What does it take to specify the state of a car? Many would claim that the dimensions of all parts and the material properties of the alloys and composites is a pretty complete description. You don't need all the modern physics. You just need a model that is quantitatively adequate for the level of accuracy desired. Simulating the classical/solid mechanics of a full auto crash is still a bit beyond us, but we can simulate many parts of the process. Even before simulation, we developed an understanding that allowed major improvements in auto safety that was partly rooted in approximate theories and partly in phenomenology. That distinction between an approximate theory (classical mechanics plus solid mechanics) and a phenomenology (observing auto crashes and drawing conclusions about what the important processes must be) is very important. With human interactions, we have many pieces of phenomenology (some pretty complicated parts of this are taught as 'social skills' in pre-school). But we have nothing in the way of a theory whose approximations are understood and whose predictive power goes beyond the situations from which the phenomenology was derived. I would argue that predictions in social engineering are essentially extrapolations of phenomenology that might work and might not...you simply don't know until you do the experiment. Whereas in classical mechanics, you know much more about what is going to happen including the Lyapunov exponents for chaotic systems that tell you when your predictions will no longer be accurate.

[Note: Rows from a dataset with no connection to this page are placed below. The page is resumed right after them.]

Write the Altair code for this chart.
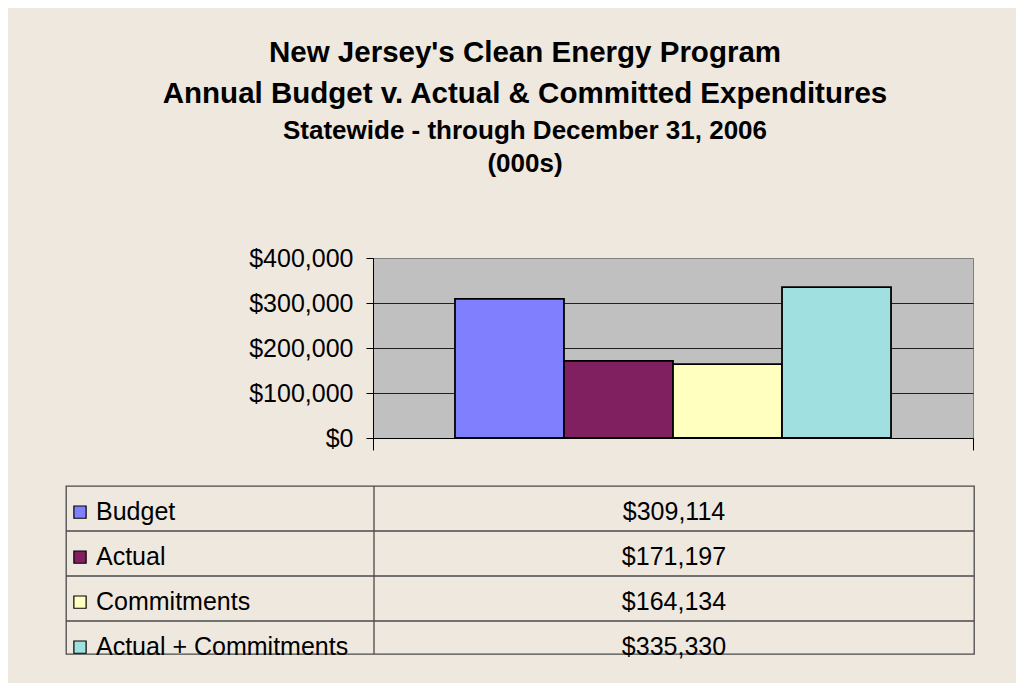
import altair as alt
import pandas as pd

series = ["Budget", "Actual", "Commitments", "Actual + Commitments"]
values = [309114, 171197, 164134, 335330]
colors = ["#8080FF", "#802060", "#FFFFC0", "#A0E0E0"]
y_ticks = [0, 100000, 200000, 300000, 400000]
title_lines = ["New Jersey's Clean Energy Program", "Annual Budget v. Actual & Committed Expenditures"]
subtitle_lines = ["Statewide - through December 31, 2006", "(000s)"]

FONT = "Liberation Sans"
BG = "#EFE8DF"
FS = 25

df = pd.DataFrame({
    "group": ["Statewide"] * len(series),
    "series": series,
    "value": values,
    "idx": list(range(len(series))),
})

color_scale = alt.Scale(domain=series, range=colors)

bars = alt.Chart(df).mark_bar(stroke="black", strokeWidth=1.8).encode(
    x=alt.X("group:N", title=None,
            scale=alt.Scale(paddingInner=0, paddingOuter=0),
            axis=alt.Axis(labels=False, tickBand="extent", tickSize=12,
                          tickColor="black", domainColor="black", grid=False,
                          minExtent=0, maxExtent=12)),
    xOffset=alt.XOffset("series:N", sort=series,
                        scale=alt.Scale(paddingOuter=0.752, paddingInner=0)),
    y=alt.Y("value:Q", title=None,
            scale=alt.Scale(domain=[0, 400000], nice=False),
            axis=alt.Axis(values=y_ticks, format="$,.0f", tickSize=7,
                          labelPadding=13, labelFontSize=FS, labelFont=FONT,
                          labelColor="black", grid=True,
                          gridColor={"condition": {"test": "datum.value >= 400000", "value": "#808080"},
                                     "value": "#202020"},
                          domainColor="black", tickColor="black",
                          minExtent=305, maxExtent=305)),
    color=alt.Color("series:N", scale=color_scale, legend=None),
).properties(width=600, height=180,
             view=alt.ViewBackground(fill="#C0C0C0", stroke="#808080"))

spacer = alt.Chart(df).transform_filter("datum.idx == 0").mark_text(text="").encode(
    x=alt.value(0), y=alt.value(0)
).properties(width=1, height=180, view=alt.ViewBackground(stroke=None, fill=None))

top_row = alt.hconcat(spacer, bars, spacing=0)

yscale = alt.Scale(domain=[0, 3.733], reverse=True, nice=False, zero=False)

tbase = alt.Chart(df).transform_calculate(ypos="datum.idx + 0.58")

lines = tbase.transform_filter("datum.idx > 0").mark_rule(color="#4A4A4A", strokeWidth=1.3).encode(
    y=alt.Y("idx:Q", scale=yscale, axis=None)
)

divider = tbase.transform_filter("datum.idx == 0").mark_rule(color="#4A4A4A", strokeWidth=1.3).encode(
    x=alt.value(308)
)

swatch = tbase.mark_square(size=150, stroke="black", strokeWidth=1.2, opacity=1).encode(
    x=alt.value(14),
    y=alt.Y("ypos:Q", scale=yscale, axis=None),
    fill=alt.Color("series:N", scale=color_scale, legend=None),
)

labels = tbase.mark_text(align="left", baseline="middle", fontSize=FS, font=FONT, color="black").encode(
    x=alt.value(30),
    y=alt.Y("ypos:Q", scale=yscale, axis=None),
    text="series:N",
)

vals = tbase.mark_text(align="center", baseline="middle", fontSize=FS, font=FONT, color="black").encode(
    x=alt.value(608),
    y=alt.Y("ypos:Q", scale=yscale, axis=None),
    text=alt.Text("value:Q", format="$,.0f"),
)

table = alt.layer(lines, divider, swatch, labels, vals).properties(
    width=908, height=168,
    view=alt.ViewBackground(fill=BG, stroke="#4A4A4A", strokeWidth=1.3),
)

chart = alt.vconcat(top_row, table, spacing=32).properties(
    title=alt.TitleParams(
        text=title_lines, subtitle=subtitle_lines,
        font=FONT, fontSize=29.5, fontWeight="bold", lineHeight=41, color="black",
        subtitleFont=FONT, subtitleFontSize=26, subtitleFontWeight="bold",
        subtitleLineHeight=33, subtitleColor="black", subtitlePadding=8,
        anchor="middle", offset=68, dx=5,
    ),
    background=BG,
    padding={"left": 56, "top": 30, "right": 40, "bottom": 22},
).configure_view(stroke=None)

chart.save("out.html", embed_options={"renderer": "svg", "actions": False})
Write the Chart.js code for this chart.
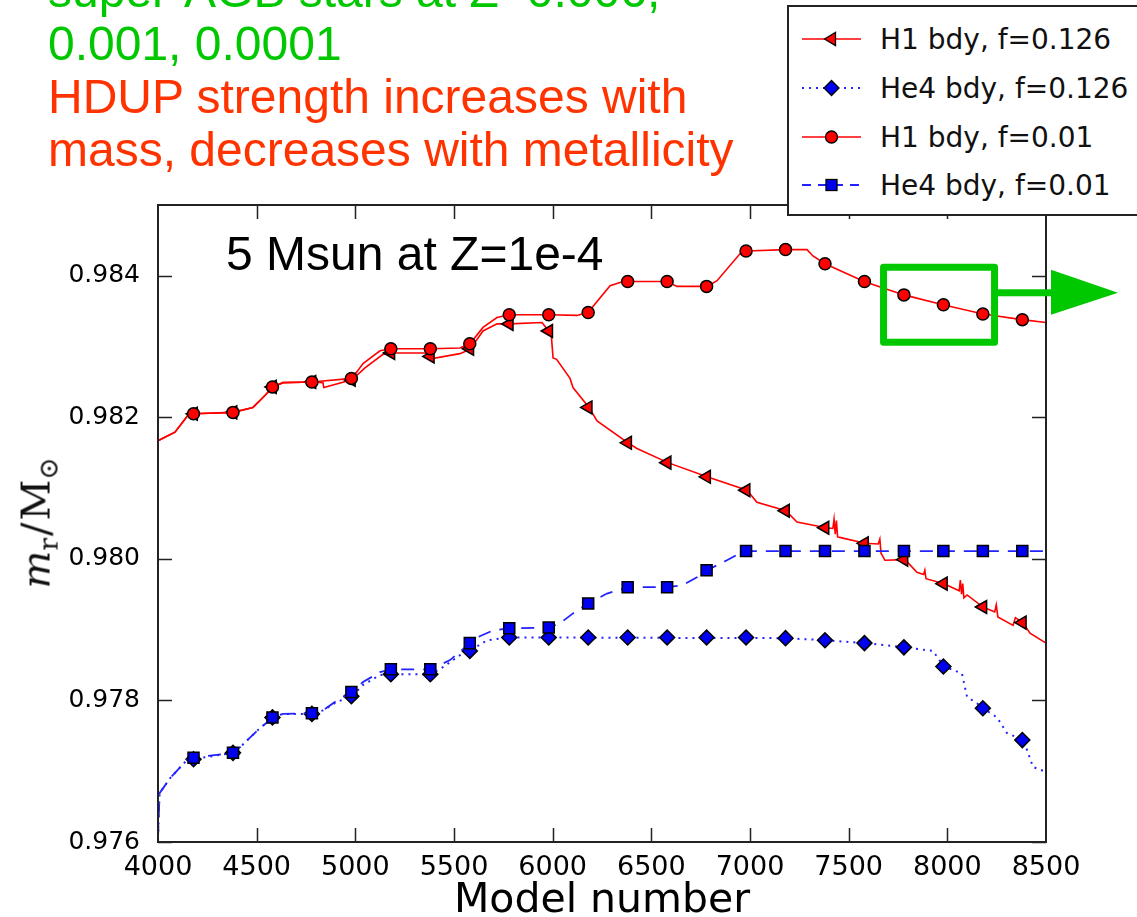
<!DOCTYPE html>
<html>
<head>
<meta charset="utf-8">
<script src="https://cdn.jsdelivr.net/npm/chart.js@4.4.1/dist/chart.umd.min.js"></script>
<style>
html,body{margin:0;padding:0;background:#fff;width:1137px;height:917px;overflow:hidden;}
#wrap{position:relative;width:1137px;height:917px;overflow:hidden;}
#c{position:absolute;left:0;top:0;}
#notes{position:absolute;left:48px;top:-36px;font-family:'Liberation Sans',Arial,sans-serif;font-size:48px;line-height:53px;white-space:nowrap;}
.g{color:#00c800;}
.r{color:#ff3300;}
#inplot{position:absolute;left:226px;top:230px;font-family:'Liberation Sans',Arial,sans-serif;font-size:48px;line-height:48px;color:#000;white-space:nowrap;}
#ylab{position:absolute;left:38px;top:523px;transform:translate(-50%,-50%) rotate(-90deg);font-family:'DejaVu Serif',serif;font-size:40px;white-space:nowrap;color:#111;}
#ylab sub{font-size:0.66em;vertical-align:-0.3em;}
#ylab .sl{margin:0 2px;}
#legend{position:absolute;left:787px;top:5px;width:400px;height:207px;border:2px solid #222;background:#fff;}
.lrow{position:absolute;left:0;height:40px;display:flex;align-items:center;}
.lrow svg{margin-left:13px;margin-right:19px;}
.lrow span{font-family:'DejaVu Sans',sans-serif;font-size:28px;color:#111;white-space:nowrap;}
</style>
</head>
<body>
<div id="wrap">
<canvas id="c" width="1137" height="917"></canvas>
<div id="notes"><span class="g">super-AGB stars at Z=0.006,</span><br><span class="g">0.001, 0.0001</span><br><span class="r">HDUP strength increases with</span><br><span class="r">mass, decreases with metallicity</span></div>
<div id="inplot">5 Msun at Z=1e-4</div>
<div id="ylab"><i>m</i><sub>r</sub><span class="sl">/</span>M<sub>⊙</sub></div>
<div id="legend"></div>
</div>
<script>
// ---------- data ----------
const seriesNames = ['H1 bdy, f=0.126', 'He4 bdy, f=0.126', 'H1 bdy, f=0.01', 'He4 bdy, f=0.01'];
const xTicks = [4000, 4500, 5000, 5500, 6000, 6500, 7000, 7500, 8000, 8500];
const yTicks = [0.976, 0.978, 0.980, 0.982, 0.984];

const markerModels = [4180,4380,4580,4780,4980,5180,5380,5580,5780,5980,6180,6380,6580,6780,6980,7180,7380,7580,7780,7980,8180,8380];

const h1_f0126_markers = [0.98205,0.98207,0.98243,0.98250,0.98253,0.98291,0.98286,0.98297,0.98332,0.98322,0.98214,0.98164,0.98136,0.98116,0.98097,0.98068,0.98044,0.98022,0.97999,0.97965,0.97932,0.97910];
const he4_f0126_markers = [0.97717,0.97726,0.97776,0.97781,0.97806,0.97837,0.97837,0.97870,0.97889,0.97889,0.97889,0.97889,0.97889,0.97889,0.97889,0.97888,0.97885,0.97881,0.97875,0.97848,0.97789,0.97744];
const h1_f001_markers = [0.98205,0.98207,0.98243,0.98250,0.98255,0.98297,0.98297,0.98304,0.98345,0.98345,0.98348,0.98392,0.98392,0.98385,0.98435,0.98437,0.98417,0.98392,0.98373,0.98359,0.98346,0.98338];
const he4_f001_markers = [0.97719,0.97726,0.97776,0.97782,0.97812,0.97844,0.97844,0.97881,0.97902,0.97903,0.97937,0.97960,0.97960,0.97984,0.98011,0.98011,0.98011,0.98011,0.98011,0.98011,0.98011,0.98011];

const h1_f0126_line = [[4000,0.98167],[4086,0.98179],[4152,0.98203],[4180,0.98205],[4380,0.98207],[4481,0.98214],[4532,0.98228],[4583,0.98243],[4633,0.98249],[4780,0.98250],[4836,0.98249],[4840,0.98242],[4983,0.98253],[5049,0.98270],[5140,0.98289],[5181,0.98291],[5353,0.98291],[5389,0.98283],[5530,0.98290],[5581,0.98296],[5647,0.98322],[5718,0.98332],[5779,0.98332],[5946,0.98334],[5971,0.98325],[5992,0.98320],[6002,0.98284],[6020,0.98282],[6088,0.98255],[6103,0.98242],[6184,0.98214],[6225,0.98195],[6382,0.98164],[6427,0.98156],[6584,0.98136],[6782,0.98116],[6985,0.98097],[7035,0.98080],[7182,0.98068],[7238,0.98052],[7385,0.98044],[7420,0.98043],[7426,0.98056],[7432,0.98035],[7438,0.98054],[7444,0.98031],[7460,0.98030],[7583,0.98022],[7650,0.98021],[7658,0.98028],[7664,0.98008],[7684,0.97998],[7786,0.97999],[7846,0.97981],[7880,0.97978],[7886,0.97984],[7892,0.97972],[7983,0.97965],[8060,0.97955],[8066,0.97970],[8072,0.97950],[8078,0.97965],[8084,0.97945],[8100,0.97949],[8181,0.97932],[8240,0.97925],[8248,0.97935],[8256,0.97918],[8333,0.97906],[8345,0.97917],[8383,0.97910],[8419,0.97895],[8500,0.97881]];
const he4_f0126_line = [[4000,0.97605],[4008,0.97669],[4061,0.97690],[4147,0.97716],[4180,0.97717],[4380,0.97726],[4416,0.97734],[4517,0.97761],[4583,0.97776],[4633,0.97781],[4780,0.97781],[4836,0.97786],[4907,0.97798],[4983,0.97806],[5039,0.97822],[5125,0.97836],[5181,0.97837],[5383,0.97837],[5444,0.97847],[5546,0.97867],[5581,0.97870],[5667,0.97885],[5779,0.97889],[7182,0.97888],[7385,0.97885],[7583,0.97881],[7786,0.97875],[7927,0.97870],[7983,0.97848],[8074,0.97838],[8100,0.97805],[8150,0.97796],[8181,0.97789],[8252,0.97776],[8302,0.97754],[8383,0.97744],[8404,0.97730],[8434,0.97706],[8500,0.97699]];
const h1_f001_line = [[4000,0.98167],[4086,0.98179],[4152,0.98203],[4180,0.98205],[4380,0.98207],[4481,0.98214],[4532,0.98228],[4583,0.98243],[4633,0.98249],[4780,0.98250],[4983,0.98255],[5039,0.98276],[5125,0.98294],[5181,0.98297],[5383,0.98297],[5530,0.98298],[5581,0.98304],[5647,0.98327],[5718,0.98341],[5779,0.98345],[5981,0.98345],[6123,0.98344],[6179,0.98348],[6291,0.98386],[6357,0.98392],[6579,0.98392],[6630,0.98385],[6782,0.98385],[6833,0.98393],[6949,0.98431],[6980,0.98435],[7182,0.98437],[7289,0.98437],[7319,0.98428],[7380,0.98417],[7578,0.98392],[7780,0.98373],[7978,0.98359],[8181,0.98346],[8378,0.98338],[8500,0.98334]];
const he4_f001_line = [[4000,0.97605],[4008,0.97669],[4061,0.97690],[4147,0.97716],[4180,0.97719],[4380,0.97726],[4416,0.97734],[4517,0.97761],[4583,0.97776],[4633,0.97781],[4780,0.97782],[4836,0.97786],[4907,0.97800],[4983,0.97812],[5039,0.97826],[5125,0.97840],[5181,0.97844],[5383,0.97844],[5480,0.97857],[5581,0.97881],[5617,0.97889],[5698,0.97899],[5779,0.97902],[5981,0.97903],[6037,0.97909],[6103,0.97923],[6179,0.97937],[6275,0.97951],[6382,0.97960],[6579,0.97960],[6660,0.97963],[6731,0.97974],[6782,0.97984],[6883,0.97998],[6949,0.98008],[6980,0.98011],[8500,0.98011]];

// ---------- styles ----------
const RED = '#ff0000', BLUE = '#0000f0', BLUE_LINE = '#2222ff';
const toXY = arr => arr.map(p => ({x: p[0], y: p[1]}));
const mk = vals => vals.map((v, i) => ({x: markerModels[i], y: v}));

function lineDS(data, color, dash, width, order) {
  return {data: toXY(data), borderColor: color, borderWidth: width, borderDash: dash,
    pointRadius: 0, pointHoverRadius: 0, fill: false, tension: 0, order: order};
}
function markDS(data, color, style, radius, rotation, order) {
  return {data: mk(data), showLine: false, pointStyle: style, pointRadius: radius, pointHoverRadius: radius,
    pointRotation: rotation, backgroundColor: color, pointBackgroundColor: color, pointBorderColor: '#000',
    pointBorderWidth: 1.5, borderColor: '#000', order: order};
}

const datasets = [
  lineDS(h1_f0126_line, RED, [], 1.6, 8),
  markDS(h1_f0126_markers, RED, 'triangle', 7.5, -90, 7),
  lineDS(he4_f0126_line, BLUE_LINE, [2, 5], 2, 6),
  markDS(he4_f0126_markers, BLUE, 'rectRot', 7.5, 0, 5),
  lineDS(h1_f001_line, RED, [], 1.6, 4),
  markDS(h1_f001_markers, RED, 'circle', 6, 0, 3),
  lineDS(he4_f001_line, BLUE_LINE, [13, 9], 1.8, 2),
  markDS(he4_f001_markers, BLUE, 'rect', 7.8, 0, 1)
];

// frame, inward ticks, green highlight box
const framePlugin = {
  id: 'frame',
  afterDraw(chart) {
    const ctx = chart.ctx, a = chart.chartArea;
    const xs = chart.scales.x, ys = chart.scales.y;
    ctx.save();
    ctx.strokeStyle = '#222';
    ctx.lineWidth = 1.5;
    const tl = 14;
    ctx.beginPath();
    xTicks.forEach(v => {
      const px = Math.round(xs.getPixelForValue(v)) + 0.5;
      if (v === xTicks[0] || v === xTicks[xTicks.length - 1]) return;
      ctx.moveTo(px, a.bottom); ctx.lineTo(px, a.bottom - tl);
      ctx.moveTo(px, a.top); ctx.lineTo(px, a.top + tl);
    });
    yTicks.forEach(v => {
      const py = Math.round(ys.getPixelForValue(v)) + 0.5;
      ctx.moveTo(a.left, py); ctx.lineTo(a.left + tl, py);
      ctx.moveTo(a.right, py); ctx.lineTo(a.right - tl, py);
    });
    ctx.stroke();
    ctx.lineWidth = 2;
    ctx.strokeRect(a.left, a.top, a.right - a.left, a.bottom - a.top);

    // green highlight box + arrow
    const bx1 = xs.getPixelForValue(7659), bx2 = xs.getPixelForValue(8257);
    const by1 = ys.getPixelForValue(0.98417), by2 = ys.getPixelForValue(0.98301);
    ctx.strokeStyle = '#00c800';
    ctx.fillStyle = '#00c800';
    ctx.lineWidth = 7;
    ctx.lineJoin = 'round';
    ctx.strokeRect(bx1 + 3.5, by1 + 3.5, bx2 - bx1 - 7, by2 - by1 - 7);
    const ay = ys.getPixelForValue(0.98376);
    ctx.fillRect(bx2 - 2, ay - 3.5, 1052 - bx2 + 2, 7);
    ctx.beginPath();
    ctx.moveTo(1051, ay - 23);
    ctx.lineTo(1118, ay);
    ctx.lineTo(1051, ay + 22);
    ctx.closePath();
    ctx.fill();
    ctx.restore();
  }
};

Chart.defaults.font.family = "'DejaVu Sans', sans-serif";
Chart.defaults.color = '#000';

new Chart(document.getElementById('c'), {
  type: 'line',
  data: {datasets},
  options: {
    responsive: false,
    animation: false,
    devicePixelRatio: 1,
    layout: {padding: {left: 0, top: 205, right: 91, bottom: 0}},
    plugins: {legend: {display: false}, tooltip: {enabled: false}},
    scales: {
      x: {
        type: 'linear', min: 4000, max: 8500,
        afterFit: s => { s.height = 75; },
        afterBuildTicks: s => { s.ticks = xTicks.map(v => ({value: v})); },
        grid: {display: false, drawTicks: false},
        border: {display: false},
        ticks: {padding: 10, font: {size: 27}, color: '#000', maxRotation: 0, autoSkip: false,
          callback: v => String(v)},
        title: {display: true, text: 'Model number', font: {size: 41, lineHeight: 0.72}, color: '#000', padding: {top: 0, bottom: 1}}
      },
      y: {
        type: 'linear', min: 0.976, max: 0.985,
        afterFit: s => { s.width = 158; },
        afterBuildTicks: s => { s.ticks = yTicks.map(v => ({value: v})); },
        grid: {display: false, drawTicks: false},
        border: {display: false},
        ticks: {padding: 18, font: {size: 25}, color: '#000', autoSkip: false,
          callback: v => v.toFixed(3)}
      }
    }
  },
  plugins: [framePlugin]
});

// ---------- legend ----------
const legendSamples = [
  '<line x1="0" y1="10" x2="59" y2="10" stroke="#ff0000" stroke-width="1.6"/><polygon points="22.5,10 33.5,3.5 33.5,16.5" fill="#ff0000" stroke="#000" stroke-width="1.3"/>',
  '<line x1="0" y1="10" x2="59" y2="10" stroke="#2222ff" stroke-width="2" stroke-dasharray="2,5"/><polygon points="29.5,2.5 37,10 29.5,17.5 22,10" fill="#0000f0" stroke="#000" stroke-width="1.3"/>',
  '<line x1="0" y1="10" x2="59" y2="10" stroke="#ff0000" stroke-width="1.6"/><circle cx="29.5" cy="10" r="6" fill="#ff0000" stroke="#000" stroke-width="1.3"/>',
  '<line x1="0" y1="10" x2="59" y2="10" stroke="#2222ff" stroke-width="1.8" stroke-dasharray="9,7"/><rect x="24" y="4.5" width="11" height="11" fill="#0000f0" stroke="#000" stroke-width="1.3"/>'
];
const legendRowCenters = [32, 81, 130, 178];
const leg = document.getElementById('legend');
seriesNames.forEach((name, i) => {
  const row = document.createElement('div');
  row.className = 'lrow';
  row.style.top = (legendRowCenters[i] - 20) + 'px';
  row.innerHTML = '<svg width="59" height="20" viewBox="0 0 59 20">' + legendSamples[i] + '</svg><span></span>';
  row.querySelector('span').textContent = name;
  leg.appendChild(row);
});
</script>
</body>
</html>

Your last comment is about political control. You seem to mean that our phenomenology will improve as big data mines human behavior and we learn to use that data and those ideas to control others. We do need to be careful who controls that. Although I suspect that the degree of control achievable by such means is easy to overestimate.

This hope for an effective theory of human behavior is a reasonable hope. There might be a simple effective model that could describe human behavior without accounting for all of the parameters needed to fully specify the problem. It happens in many fields. We can very accurately predict fluid flows without worrying about the parameters of all the molecules. But for humans, it really is hard to imaging how it might work out. Consider the fact that once some humans have a theory of how humans behave, someone will start using it to gain a competitive advantage and then other people will start changing their behavior in response to knowledge that the theory is being used. It is a fascinating way to be unknowable...to be guaranteed to change as soon as anyone figures it out.

"Social scientists will be able to understand and predict the interactions of people the way physicists understand and predict the interactions of objects."

Many of us technical types would love for this line of inquiry to be fruitful. But to have a 'physics of people' you have to know the values of all the parameters needed to specify the current state of a person and you need to know all interactions of that person with the rest of the universe. Phrased like that you can see how ludicrous it is to dream of using the methods of physics for social science. Physics works because the fundamental constituents of the universe happen to be only a small number of particles whose interactions are amazingly simple. For example all electrons are exactly identical and interact via only 3 forces (with some uncertainties about effects on scales larger than galaxies and energies higher than trillions of electron volts). The hope for a theory of sociology is a false hope. The hope for a useful phenomenology might be more reasonable and big data can help.